----- SUPPLIED MATERIAL -----

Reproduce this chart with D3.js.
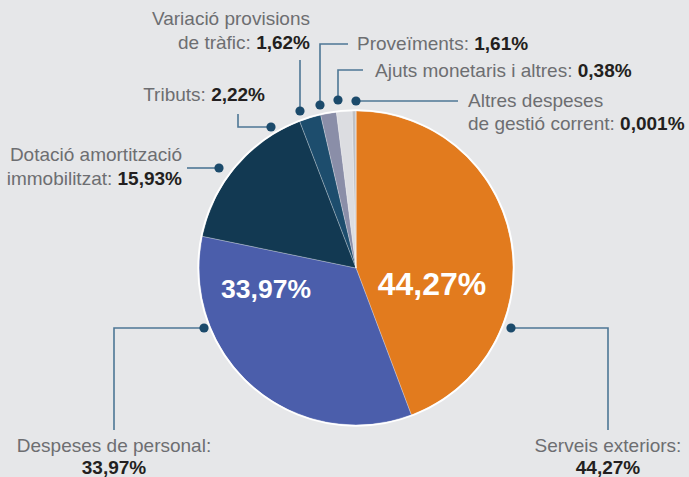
<!DOCTYPE html>
<html>
<head>
<meta charset="utf-8">
<script src="https://cdn.jsdelivr.net/npm/d3@7"></script>
<style>
  html, body { margin: 0; padding: 0; background: #e6e7e9; }
  svg { display: block; font-family: "Liberation Sans", Arial, sans-serif; }
</style>
</head>
<body>
<div id="chart"></div>
<script>
// data
const categories = [
    "Serveis exteriors",
    "Despeses de personal",
    "Dotació amortització immobilitzat",
    "Tributs",
    "Variació provisions de tràfic",
    "Proveïments",
    "Ajuts monetaris i altres",
    "Altres despeses de gestió corrent"
];
const shares = [44.27, 33.97, 15.93, 2.22, 1.62, 1.61, 0.38, 0.001];
const shareLabels = ["44,27%", "33,97%", "15,93%", "2,22%", "1,62%", "1,61%", "0,38%", "0,001%"];

// style
const colors = ["#e27b1e", "#4b5eab", "#123952", "#1d4d6d", "#8a8ea8", "#dcdde1", "#c0c1c5", "#f2f2f2"];

const width = 689, height = 477;
const cx = 356, cy = 268, radius = 157;

const svg = d3.select("#chart").append("svg")
    .attr("width", width)
    .attr("height", height);

svg.append("rect").attr("width", width).attr("height", height).attr("fill", "#e6e7e9");

// **pie**
const pieData = d3.pie().sort(null).value(d => d.value)(
    categories.map((c, i) => ({ name: c, value: shares[i], label: shareLabels[i] }))
);
const arc = d3.arc().innerRadius(0).outerRadius(radius);

const g = svg.append("g").attr("transform", `translate(${cx},${cy})`);

g.selectAll("path.slice")
    .data(pieData)
    .enter()
    .append("path")
    .attr("class", "slice")
    .attr("d", arc)
    .attr("fill", (d, i) => colors[i])
    .attr("stroke", "rgba(255,255,255,0.45)")
    .attr("stroke-width", 0.6);

g.append("circle")
    .attr("r", radius + 0.8)
    .attr("fill", "none")
    .attr("stroke", "#ffffff")
    .attr("stroke-width", 1.8);

// big percentages inside the two main slices
const inner = [
    { i: 0, x: 76, y: 27, size: 32 },
    { i: 1, x: -90, y: 30, size: 26.5 }
];
g.selectAll("text.inner")
    .data(inner)
    .enter()
    .append("text")
    .attr("class", "inner")
    .attr("x", d => d.x)
    .attr("y", d => d.y)
    .attr("text-anchor", "middle")
    .attr("font-size", d => d.size + "px")
    .attr("font-weight", "bold")
    .attr("fill", "#ffffff")
    .text(d => shareLabels[d.i]);

// **callouts** (leader line points, then label lines)
const callouts = [
    { i: 0, pts: [[511, 328], [608, 328], [608, 430]], anchor: "middle",
      lines: [{ x: 608, y: 452, name: "Serveis exteriors:", val: false }, { x: 608, y: 474, val: true }] },
    { i: 1, pts: [[204, 328], [114, 328], [114, 430]], anchor: "middle",
      lines: [{ x: 114, y: 452, name: "Despeses de personal:", val: false }, { x: 114, y: 474, val: true }] },
    { i: 2, pts: [[219, 168], [187, 168]], anchor: "end",
      lines: [{ x: 182, y: 161, name: "Dotació amortització", val: false }, { x: 182, y: 185, name: "immobilitzat: ", val: true }] },
    { i: 3, pts: [[271, 127], [238, 127], [238, 114]], anchor: "end",
      lines: [{ x: 265, y: 101, name: "Tributs: ", val: true }] },
    { i: 4, pts: [[300, 111], [300, 60]], anchor: "end",
      lines: [{ x: 310, y: 25, name: "Variació provisions", val: false }, { x: 310, y: 49, name: "de tràfic: ", val: true }] },
    { i: 5, pts: [[320, 105], [320, 44], [348, 44]], anchor: "start",
      lines: [{ x: 357, y: 50, name: "Proveïments: ", val: true }] },
    { i: 6, pts: [[338, 100], [338, 70], [363, 70]], anchor: "start",
      lines: [{ x: 375, y: 77, name: "Ajuts monetaris i altres: ", val: true }] },
    { i: 7, pts: [[356, 101], [458, 101]], anchor: "start",
      lines: [{ x: 468, y: 107, name: "Altres despeses", val: false }, { x: 468, y: 130, name: "de gestió corrent: ", val: true }] }
];

const line = d3.line();

svg.selectAll("path.leader")
    .data(callouts)
    .enter()
    .append("path")
    .attr("class", "leader")
    .attr("d", d => line(d.pts))
    .attr("fill", "none")
    .attr("stroke", "#4e7795")
    .attr("stroke-width", 1.6);

svg.selectAll("circle.dot")
    .data(callouts)
    .enter()
    .append("circle")
    .attr("class", "dot")
    .attr("cx", d => d.pts[0][0])
    .attr("cy", d => d.pts[0][1])
    .attr("r", 4.6)
    .attr("fill", "#1b4a6b");

callouts.forEach(c => {
    c.lines.forEach(l => {
        const t = svg.append("text")
            .attr("x", l.x)
            .attr("y", l.y)
            .attr("text-anchor", c.anchor)
            .attr("font-size", "19px");
        if (l.name) {
            t.append("tspan").attr("fill", "#6d6e71").text(l.name);
        }
        if (l.val) {
            t.append("tspan").attr("fill", "#231f20").attr("font-weight", "bold").text(shareLabels[c.i]);
        }
    });
});
</script>
</body>
</html>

-----

• PROBLEM DESCRIPTION:
Using the data above, write out every line exactly, leaving the images behind.

• RIGHT ANSWER:
Reproduce this chart with D3.js.
<!DOCTYPE html>
<html>
<head>
<meta charset="utf-8">
<script src="https://cdn.jsdelivr.net/npm/d3@7"></script>
<style>
  html, body { margin: 0; padding: 0; background: #e6e7e9; }
  svg { display: block; font-family: "Liberation Sans", Arial, sans-serif; }
</style>
</head>
<body>
<div id="chart"></div>
<script>
// data
const categories = [
    "Serveis exteriors",
    "Despeses de personal",
    "Dotació amortització immobilitzat",
    "Tributs",
    "Variació provisions de tràfic",
    "Proveïments",
    "Ajuts monetaris i altres",
    "Altres despeses de gestió corrent"
];
const shares = [44.27, 33.97, 15.93, 2.22, 1.62, 1.61, 0.38, 0.001];
const shareLabels = ["44,27%", "33,97%", "15,93%", "2,22%", "1,62%", "1,61%", "0,38%", "0,001%"];

// style
const colors = ["#e27b1e", "#4b5eab", "#123952", "#1d4d6d", "#8a8ea8", "#dcdde1", "#c0c1c5", "#f2f2f2"];

const width = 689, height = 477;
const cx = 356, cy = 268, radius = 157;

const svg = d3.select("#chart").append("svg")
    .attr("width", width)
    .attr("height", height);

svg.append("rect").attr("width", width).attr("height", height).attr("fill", "#e6e7e9");

// **pie**
const pieData = d3.pie().sort(null).value(d => d.value)(
    categories.map((c, i) => ({ name: c, value: shares[i], label: shareLabels[i] }))
);
const arc = d3.arc().innerRadius(0).outerRadius(radius);

const g = svg.append("g").attr("transform", `translate(${cx},${cy})`);

g.selectAll("path.slice")
    .data(pieData)
    .enter()
    .append("path")
    .attr("class", "slice")
    .attr("d", arc)
    .attr("fill", (d, i) => colors[i])
    .attr("stroke", "rgba(255,255,255,0.45)")
    .attr("stroke-width", 0.6);

g.append("circle")
    .attr("r", radius + 0.8)
    .attr("fill", "none")
    .attr("stroke", "#ffffff")
    .attr("stroke-width", 1.8);

// big percentages inside the two main slices
const inner = [
    { i: 0, x: 76, y: 27, size: 32 },
    { i: 1, x: -90, y: 30, size: 26.5 }
];
g.selectAll("text.inner")
    .data(inner)
    .enter()
    .append("text")
    .attr("class", "inner")
    .attr("x", d => d.x)
    .attr("y", d => d.y)
    .attr("text-anchor", "middle")
    .attr("font-size", d => d.size + "px")
    .attr("font-weight", "bold")
    .attr("fill", "#ffffff")
    .text(d => shareLabels[d.i]);

// **callouts** (leader line points, then label lines)
const callouts = [
    { i: 0, pts: [[511, 328], [608, 328], [608, 430]], anchor: "middle",
      lines: [{ x: 608, y: 452, name: "Serveis exteriors:", val: false }, { x: 608, y: 474, val: true }] },
    { i: 1, pts: [[204, 328], [114, 328], [114, 430]], anchor: "middle",
      lines: [{ x: 114, y: 452, name: "Despeses de personal:", val: false }, { x: 114, y: 474, val: true }] },
    { i: 2, pts: [[219, 168], [187, 168]], anchor: "end",
      lines: [{ x: 182, y: 161, name: "Dotació amortització", val: false }, { x: 182, y: 185, name: "immobilitzat: ", val: true }] },
    { i: 3, pts: [[271, 127], [238, 127], [238, 114]], anchor: "end",
      lines: [{ x: 265, y: 101, name: "Tributs: ", val: true }] },
    { i: 4, pts: [[300, 111], [300, 60]], anchor: "end",
      lines: [{ x: 310, y: 25, name: "Variació provisions", val: false }, { x: 310, y: 49, name: "de tràfic: ", val: true }] },
    { i: 5, pts: [[320, 105], [320, 44], [348, 44]], anchor: "start",
      lines: [{ x: 357, y: 50, name: "Proveïments: ", val: true }] },
    { i: 6, pts: [[338, 100], [338, 70], [363, 70]], anchor: "start",
      lines: [{ x: 375, y: 77, name: "Ajuts monetaris i altres: ", val: true }] },
    { i: 7, pts: [[356, 101], [458, 101]], anchor: "start",
      lines: [{ x: 468, y: 107, name: "Altres despeses", val: false }, { x: 468, y: 130, name: "de gestió corrent: ", val: true }] }
];

const line = d3.line();

svg.selectAll("path.leader")
    .data(callouts)
    .enter()
    .append("path")
    .attr("class", "leader")
    .attr("d", d => line(d.pts))
    .attr("fill", "none")
    .attr("stroke", "#4e7795")
    .attr("stroke-width", 1.6);

svg.selectAll("circle.dot")
    .data(callouts)
    .enter()
    .append("circle")
    .attr("class", "dot")
    .attr("cx", d => d.pts[0][0])
    .attr("cy", d => d.pts[0][1])
    .attr("r", 4.6)
    .attr("fill", "#1b4a6b");

callouts.forEach(c => {
    c.lines.forEach(l => {
        const t = svg.append("text")
            .attr("x", l.x)
            .attr("y", l.y)
            .attr("text-anchor", c.anchor)
            .attr("font-size", "19px");
        if (l.name) {
            t.append("tspan").attr("fill", "#6d6e71").text(l.name);
        }
        if (l.val) {
            t.append("tspan").attr("fill", "#231f20").attr("font-weight", "bold").text(shareLabels[c.i]);
        }
    });
});
</script>
</body>
</html>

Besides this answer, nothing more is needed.